Dinner choices also sounded like simple affairs, but Emmanuel cooked and presented them with great drama. His only blunder was the oven-roasted chicken, which smelled heavenly but tasted as dry as parchment. Afterward, I was secretly thrilled with my own good luck at choosing the sautéed ruby trout, its skin peeled back to uncover a shockingly pink fillet, bathed in a sauce of butter and fresh lemon juice.
And I hurried back for another visit. This time I gazed down, unashamed, at a tender breast of duck, its skin perfectly roasted and crispy, lightly brushed with a sweet peach glaze (but not for long -- Emmanuel replaces summer peaches with autumn chanterelles this month). My friend Bob, a steak lover, wavered between a beef tenderloin or a Kansas City strip. He finally chose the former, seduced by the sound of an intensely flavored demi-glace made with pungent ewe's milk Roquefort. It was exquisitely grilled and dripped with the sensuous, caramel-colored sauce.
My heart beat twice over the pan-seared lamb loin, fragrant with fresh rosemary and accessorized with tender mushrooms, carrots sliced as thin as orange tissue paper and golden croquettes of plump, fried potato puffs. My friend Cindy, a perpetually dieting entertainment writer from Chicago, shocked all of us by ravaging a seafood concoction inspired by Moulin Rouge: a chorus line of plump shrimp posing on a bed of mashed potatoes, glistening with a sauce of fresh garlic and chopped tomatoes.
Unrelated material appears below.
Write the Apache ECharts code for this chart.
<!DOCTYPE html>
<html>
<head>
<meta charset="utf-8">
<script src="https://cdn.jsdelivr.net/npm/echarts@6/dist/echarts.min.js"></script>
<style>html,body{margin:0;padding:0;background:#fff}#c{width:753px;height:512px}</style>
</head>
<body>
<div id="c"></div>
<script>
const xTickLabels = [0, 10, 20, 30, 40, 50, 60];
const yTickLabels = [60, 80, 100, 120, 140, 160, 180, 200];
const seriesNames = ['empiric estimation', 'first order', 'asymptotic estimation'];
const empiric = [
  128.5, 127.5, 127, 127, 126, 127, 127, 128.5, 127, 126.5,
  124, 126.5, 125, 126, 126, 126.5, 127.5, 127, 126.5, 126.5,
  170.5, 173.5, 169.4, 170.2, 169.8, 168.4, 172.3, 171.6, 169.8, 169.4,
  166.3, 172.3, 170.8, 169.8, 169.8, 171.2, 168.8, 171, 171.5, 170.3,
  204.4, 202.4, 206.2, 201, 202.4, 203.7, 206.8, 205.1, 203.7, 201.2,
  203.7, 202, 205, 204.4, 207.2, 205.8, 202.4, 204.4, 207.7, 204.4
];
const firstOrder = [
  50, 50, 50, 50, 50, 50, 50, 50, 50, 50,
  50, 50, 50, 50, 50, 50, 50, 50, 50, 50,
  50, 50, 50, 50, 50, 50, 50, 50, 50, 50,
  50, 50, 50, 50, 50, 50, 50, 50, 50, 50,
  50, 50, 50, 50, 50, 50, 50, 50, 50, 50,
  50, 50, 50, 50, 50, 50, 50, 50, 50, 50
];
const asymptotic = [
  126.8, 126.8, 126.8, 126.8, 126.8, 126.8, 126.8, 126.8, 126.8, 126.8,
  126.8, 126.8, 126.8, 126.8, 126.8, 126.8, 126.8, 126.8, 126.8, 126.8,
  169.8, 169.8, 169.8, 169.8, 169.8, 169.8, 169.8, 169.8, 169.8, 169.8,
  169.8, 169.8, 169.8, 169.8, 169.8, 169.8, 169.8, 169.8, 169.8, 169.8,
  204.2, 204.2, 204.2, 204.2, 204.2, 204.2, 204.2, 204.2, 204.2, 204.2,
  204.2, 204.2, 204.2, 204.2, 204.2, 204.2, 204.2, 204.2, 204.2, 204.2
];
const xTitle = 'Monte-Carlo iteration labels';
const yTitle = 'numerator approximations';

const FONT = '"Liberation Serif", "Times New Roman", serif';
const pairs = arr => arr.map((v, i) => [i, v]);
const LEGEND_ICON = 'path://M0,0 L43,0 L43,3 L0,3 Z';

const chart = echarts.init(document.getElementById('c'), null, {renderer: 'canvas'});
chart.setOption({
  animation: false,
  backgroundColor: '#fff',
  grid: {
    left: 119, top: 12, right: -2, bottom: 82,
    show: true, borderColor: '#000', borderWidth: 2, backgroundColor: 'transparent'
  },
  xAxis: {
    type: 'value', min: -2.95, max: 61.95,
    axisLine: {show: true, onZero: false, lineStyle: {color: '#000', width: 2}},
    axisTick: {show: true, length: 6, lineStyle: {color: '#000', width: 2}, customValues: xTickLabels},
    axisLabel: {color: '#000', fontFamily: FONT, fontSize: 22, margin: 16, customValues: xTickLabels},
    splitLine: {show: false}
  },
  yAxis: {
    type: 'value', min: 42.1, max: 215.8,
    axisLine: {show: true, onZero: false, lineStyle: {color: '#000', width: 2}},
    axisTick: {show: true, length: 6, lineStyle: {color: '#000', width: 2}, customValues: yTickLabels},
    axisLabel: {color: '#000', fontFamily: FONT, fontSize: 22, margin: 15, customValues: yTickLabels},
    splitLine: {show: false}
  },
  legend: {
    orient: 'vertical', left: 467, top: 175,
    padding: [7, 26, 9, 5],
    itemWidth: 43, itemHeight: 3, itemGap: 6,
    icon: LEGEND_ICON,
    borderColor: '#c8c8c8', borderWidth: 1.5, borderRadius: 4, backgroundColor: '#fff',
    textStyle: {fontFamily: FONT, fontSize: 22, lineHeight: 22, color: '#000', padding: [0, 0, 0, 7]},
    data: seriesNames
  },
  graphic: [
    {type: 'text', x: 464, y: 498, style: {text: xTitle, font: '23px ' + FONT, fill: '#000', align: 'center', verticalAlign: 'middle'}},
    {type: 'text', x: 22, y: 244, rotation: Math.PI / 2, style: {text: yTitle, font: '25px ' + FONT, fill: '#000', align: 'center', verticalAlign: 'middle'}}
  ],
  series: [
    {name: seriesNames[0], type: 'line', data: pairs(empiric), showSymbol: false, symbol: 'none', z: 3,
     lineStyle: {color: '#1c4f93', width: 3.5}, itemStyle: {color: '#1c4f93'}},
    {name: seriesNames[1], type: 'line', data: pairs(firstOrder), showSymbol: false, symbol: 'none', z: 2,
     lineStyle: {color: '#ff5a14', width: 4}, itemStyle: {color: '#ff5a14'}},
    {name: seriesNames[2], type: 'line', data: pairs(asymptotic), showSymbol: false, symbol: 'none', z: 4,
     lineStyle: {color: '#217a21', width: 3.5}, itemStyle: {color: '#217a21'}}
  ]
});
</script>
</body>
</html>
Who could think of dessert after all that? An espresso, perhaps, but.... Cindy wanted crème brûlée, and out it came, the flat dish of silken custard topped with a veil of crisp burnt sugar. I'd promised myself I would take only a taste of the hot bread pudding, baked with fresh raspberries and served with a cloud of whipped cream -- but the whole thing disappeared in a moment of ecstasy. And Aixois may be the only restaurant in town serving the favorite Victorian dessert called "Floating Island" (a pouf of meringue on a lemony custard), but the servers will steer diners toward the more substantial choices, like that bread pudding or decadent chocolate mousse.